Todas las sociedades, tarde o temprano, descubren que hay
otros grupos y estos hablan un lenguaje distinto al suyo. Se descubre, con
cierto asombro, que los sonidos que sirven para designar algo, nombrarlo, son
ruido para otros.
Sonido y sentido, vínculo roto ante la diversidad de
lenguas pero que en algún momento esta relación se consideró inseparable,
determinada por un orden sobrenatural, una legitimidad sagrada de la cual
emanaba un saber universal, independiente de las épocas.
En no todas las sociedades hay algún relato que explica
la ruptura de la unidad original y dicha pluralidad aparece como una maldición
y una condenación, consecuencia de una falta ante la unidad. Los psicoanalistas
no han sido la excepción, podemos recordar ciertas situaciones con Freud, Lacan
o más recientemente con Soler. Debemos advertir que somos producto de eso y
haberlo pasado no evita que lo volvamos a repetir, de allí que la escuela sea
un sujeto atravesado y atravesando estos traumatismos.
En la experiencia de análisis uno se responsabiliza de
sus palabras, se convierten en verdaderos hechos a las palabras y la elección
de una tiene sus consecuencias, ya que no sólo se responsabiliza de la elección
sino también del lugar ante lo que se dice. Y la posición que se asume tiene
efectos en la escuela, en la participación de cada uno en ella, pero ¿porque?
¿para que?
Jacques-Alain Miller esclarece qué es lo que lleva
alguien a participar en la vida de la escuela, siendo la transferencia lo que
realmente importa, apuntando a una causa y no a una persona. Llegando a este
punto me encuentro con esas inevitables preguntas ¿que hace a un analista?
¿Cuál es el deseo del analista? Plantearse esto permite avanzar sobre que
encausa a producir algo como resultado de una apuesta de
trabajo con otros. ¿Qué formación en esa conversación mal-dicha? ¿Que apuesta esta escuela con miras a una maestría?
Lectura y escritura —Soledad, rostro que no devuelve el espejo— falta que algo
demande, invite a responder, que ponga la apuesta de un saber imposible de
aprender, pero que es posible de transmitir.
Aquellas palabras de los otros, los libros leídos, las
experiencias de la época, ejemplos de los demás —quimeras novedosas y gastadas—
llegan hasta las soledades en busca de una dirección llena de ecos. En la
escuela —compañía solitaria— se conversa, discute, se habla de psicoanálisis y
psicoanalistas con amigos y concurrentes que vienen de diversos rincones de la
ciudad.
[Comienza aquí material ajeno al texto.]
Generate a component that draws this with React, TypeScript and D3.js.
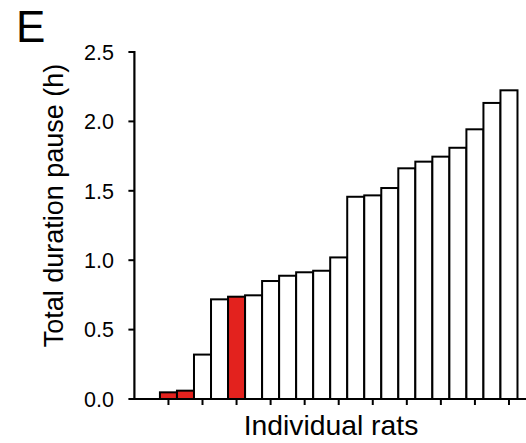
import React from "react";
import * as d3 from "d3";

const rats = d3.range(21).map((i) => `R${i + 1}`);
const durations = [0.048, 0.06, 0.32, 0.718, 0.737, 0.747, 0.85, 0.888, 0.913, 0.924, 1.02, 1.457, 1.467, 1.52, 1.662, 1.71, 1.746, 1.81, 1.943, 2.133, 2.224];
const highlighted = [true, true, false, false, true, false, false, false, false, false, false, false, false, false, false, false, false, false, false, false, false];
const yTicks = [0, 0.5, 1.0, 1.5, 2.0, 2.5];

export default function App() {
  const W = 526, H = 443;
  const x = d3.scaleLinear().domain([-1.5, 21.5]).range([134.4, 526]);
  const y = d3.scaleLinear().domain([0, 2.5]).range([399, 52]);
  const font = "'Liberation Sans', Arial, Helvetica, sans-serif";
  const xTickIdx = d3.range(0, 21, 2);
  return (
    <svg width={W} height={H} style={{ position: "absolute", left: 0, top: 0 }} fontFamily={font}>
      <rect x={0} y={0} width={W} height={H} fill="#fff" />
      <text x={16} y={42} fontSize={44}>E</text>
      {durations.map((v, i) => (
        <rect
          key={rats[i]}
          x={x(i)}
          y={y(v)}
          width={x(i + 1) - x(i)}
          height={y(0) - y(v)}
          fill={highlighted[i] ? "#e3221e" : "#fff"}
          stroke="#000"
          strokeWidth={2}
        />
      ))}
      {/* y axis */}
      <line x1={x(-1.5)} x2={x(-1.5)} y1={y(2.5) - 1} y2={y(0) + 1} stroke="#000" strokeWidth={2.2} />
      {yTicks.map((t) => (
        <g key={t}>
          <line x1={x(-1.5) - 6} x2={x(-1.5)} y1={y(t)} y2={y(t)} stroke="#000" strokeWidth={2} />
          <text x={114} y={y(t)} dy="0.36em" textAnchor="end" fontSize={21.5}>
            {t.toFixed(1)}
          </text>
        </g>
      ))}
      {/* x axis */}
      <line x1={x(-1.5) - 1} x2={x(21.5)} y1={y(0)} y2={y(0)} stroke="#000" strokeWidth={2.2} />
      {xTickIdx.map((i) => (
        <line key={i} x1={x(i + 0.5)} x2={x(i + 0.5)} y1={y(0)} y2={y(0) + 6} stroke="#000" strokeWidth={2} />
      ))}
      <text x={331} y={435} textAnchor="middle" fontSize={28.3}>Individual rats</text>
      <text transform={`translate(63,205.5) rotate(-90)`} textAnchor="middle" fontSize={27}>
        Total duration pause (h)
      </text>
    </svg>
  );
}
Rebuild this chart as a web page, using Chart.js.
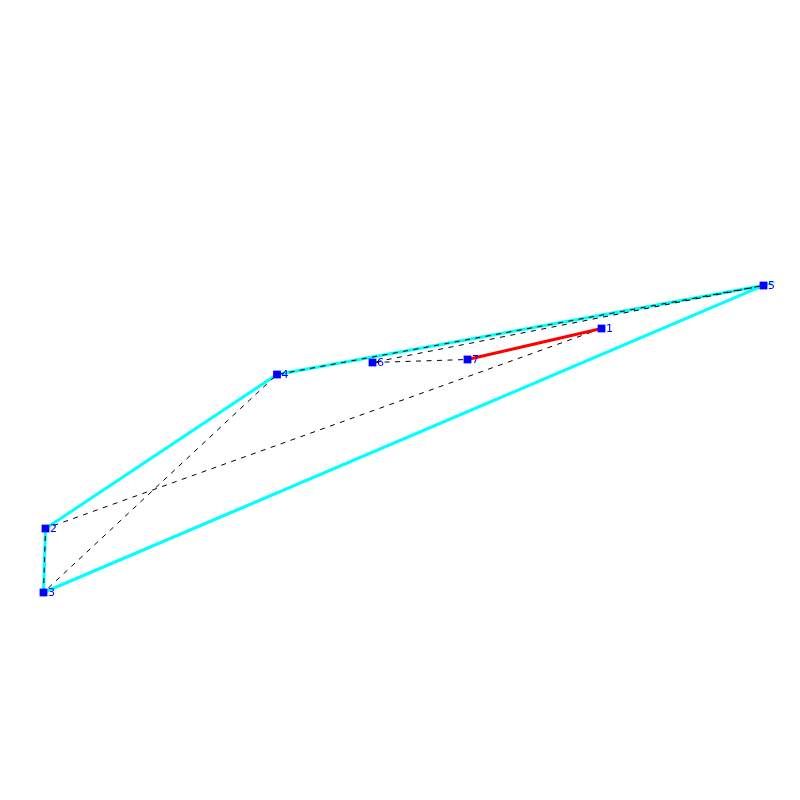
<!DOCTYPE html>
<html>
<head>
<meta charset="utf-8">
<title>Tour</title>
<style>
html, body { margin: 0; padding: 0; background: #fff; }
canvas { display: block; }
</style>
<script src="https://cdn.jsdelivr.net/npm/chart.js@4"></script>
</head>
<body>
<canvas id="grafica" width="800" height="800"></canvas>
<script>
var nodeLabels = ["1", "2", "3", "4", "5", "6", "7"];
var nodeX = [601.5, 45.5, 43.5, 277, 763.5, 372.5, 467.5];
var nodeY = [471.5, 271.5, 207.5, 425.5, 514.5, 437.5, 440.5];
var hullOrder = [2, 1, 3, 4, 2];
var tourOrder = [0, 1, 2, 3, 4, 5, 6, 0];
var bestOrder = [6, 0];

function pick(order) {
    return order.map(function (i) {
        return { x: nodeX[i], y: nodeY[i] };
    });
}

var etiquetas = {
    id: 'etiquetas',
    afterDatasetsDraw: function (chart) {
        var c = chart.ctx;
        var puntos = chart.getDatasetMeta(3).data;
        c.save();
        c.fillStyle = '#0000ff';
        c.font = '11px "DejaVu Sans"';
        c.textBaseline = 'middle';
        c.textAlign = 'left';
        puntos.forEach(function (p, i) {
            c.fillText(nodeLabels[i], p.x + 4.5, p.y + 0.5);
        });
        c.restore();
    }
};

var ctx = document.getElementById("grafica").getContext('2d');
var grafica = new Chart(ctx, {
    type: 'scatter',
    data: {
        datasets: [{
            data: pick(hullOrder),
            showLine: true,
            borderColor: '#00ffff',
            borderWidth: 3,
            pointRadius: 0,
            order: 4
        }, {
            data: pick(tourOrder),
            showLine: true,
            borderColor: '#000000',
            borderWidth: 1,
            borderDash: [5, 5.5],
            pointRadius: 0,
            order: 3
        }, {
            data: pick(bestOrder),
            showLine: true,
            borderColor: '#ff0000',
            borderWidth: 3,
            pointRadius: 0,
            order: 2
        }, {
            data: pick([0, 1, 2, 3, 4, 5, 6]),
            showLine: false,
            pointStyle: 'rect',
            pointRadius: 5.5,
            pointBorderWidth: 0,
            pointBackgroundColor: '#0000ff',
            order: 1
        }]
    },
    options: {
        responsive: false,
        animation: false,
        devicePixelRatio: 1,
        layout: { padding: 0, autoPadding: false },
        plugins: {
            legend: { display: false },
            title: { display: false },
            tooltip: { enabled: false }
        },
        scales: {
            x: { type: 'linear', min: 0, max: 800, display: false },
            y: { type: 'linear', min: 0, max: 800, display: false }
        }
    },
    plugins: [etiquetas]
});
</script>
</body>
</html>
Considerar lo que llevo recorriendo ha hecho darme cuenta de los impases de la
identificación, de idealizar la escuela y el psicoanálisis; complicaciones que se
presentan para la causa aunque en su momento fue la carnada predilecta.
Por ello es necesario tener en cuenta que parte de la identidad no debe diluirse en
los procesos de abstracción colectiva y que parte de la vinculación ética no
debe enajenarse en los procesos de la identificación; es algo que cada uno tendrá
que escuchar en lo que dice, siendo un proceso lento y solitario pero que ante el imposible grupal se puede
hacer lazo, por lo tanto, se está advertido, mas no exento, de que no es La
escuela ideal; no lo es, porque no es una que esté orientada por lo simbólico
sino por lo real.
Marcada la letra y su compañía, la conversación
se detiene o se arriesga a responder a una meditada cosecha de silencios
—incertidumbres, confrontaciones, conversaciones escuchadas, amistades
electivas y relaciones imposibles— no hay silencio sin palabras.